[PLUG] Joe Jobbed

Ronald Chmara ron at Opus1.COM
Wed Oct 10 05:29:39 UTC 2007


On Oct 9, 2007, at 6:20 AM, Rich Shepard wrote:

> On Mon, 8 Oct 2007, Ronald Chmara wrote:
>
>> Because every vendor-driven package manager I've used lately is 1-24
>> months behind the latest security and stability fixes for some (or  
>> in a
>> few cases, many) of its packages. I understand the whole idea of  
>> "stable"
>> or "tested" (QA'd, certified, whatever) packages, but somehow, I  
>> tend to
>> think that "this is so stable that it reliably lets attackers  
>> exploit it
>> every time, and we won't fix it right now in case somebody  
>> *depends* on
>> that feature!".... is not exactly a desirable condition.
>
>    Pardon me for jumping in, but I have a question because I'm a  
> non-expert,
> non-IT professional. I'd appreciate the insight your answer(s) will  
> provide.
>
>    When I read the notices that accompany the infrequent Slackware  
> security
> updates I'm struck by their pro-active nature.

It's been a while since I've used Slack... but "infrequent" sets off  
alarms in my head. :)

> Every one I can recall said
> that it was a potential vulnerability, but no actual exploitation  
> of that
> vulnerability was known.

White hats often don't publish. For good reason (and often, that  
reason is paycheck/NDA).

> Some vulnerabilities are specific to local users,
> others to network-external ones. They also seem rather remote to me,
> depending on a combination of factors occuring simultaneously that  
> would be
> highly infrequent. I upgrade anyway even if they don't seem  
> applicable to
> our tiny local network.

Ah, the "infrequent" problem (a *very real* issue when talking to  
managers about budget and man hours). If something only can happen  
one out of 30,000 times, it must not be an issue, right?

...Until a computer can run 60,000 attacks a minute. ;)

>    Wouldn't a better metric of security be related to exploitations  
> rather
> than vulnerabilities that are potenial rather than actual?

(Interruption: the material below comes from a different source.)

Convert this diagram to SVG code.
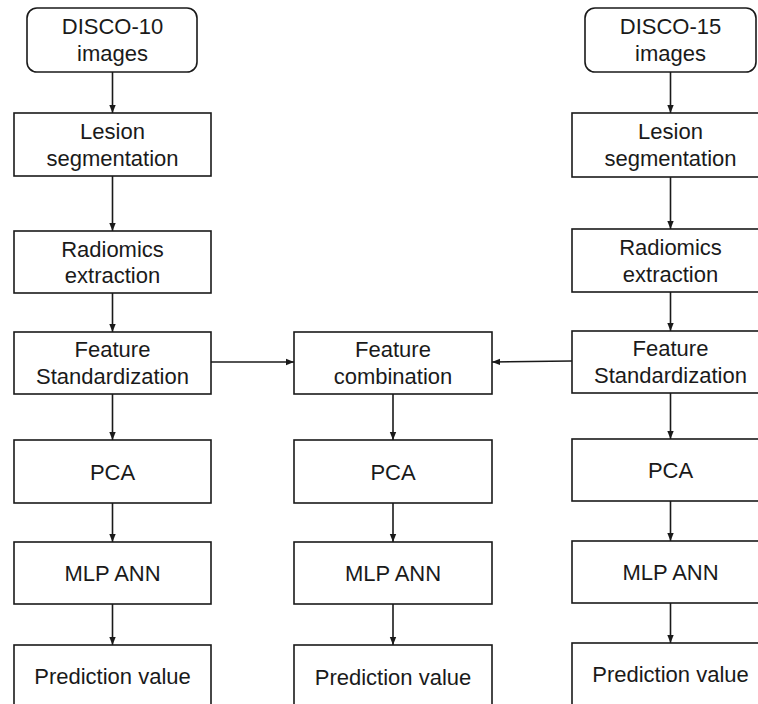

Nobody reliably publishes their exploit data, or for that matter  
"successfully unknown" exploit data. It's just not in their interests  
to do so.

> We all know that
> there are still -- despite all sorts of laws and enforcement  
> activities --
> too many drunk (or drugged) drivers on the road, teenage drivers  
> sending
> text messages from behind the steering wheel, and folks who fall  
> asleep and
> drift across the road into on-coming traffic. Combined, quite high
> vulnerabilities every time we're driving state and county highways.  
> Yet the
> actual incidence is low compared to the exposure. Isn't this also  
> true in
> network/system security?

Define "low". ;)

I first saw this email hours ago, so I tried to count the driver  
errors on my commute home. I saw 37 in my hour-long commute, which is  
about half the attacks I see per hour on each of my servers.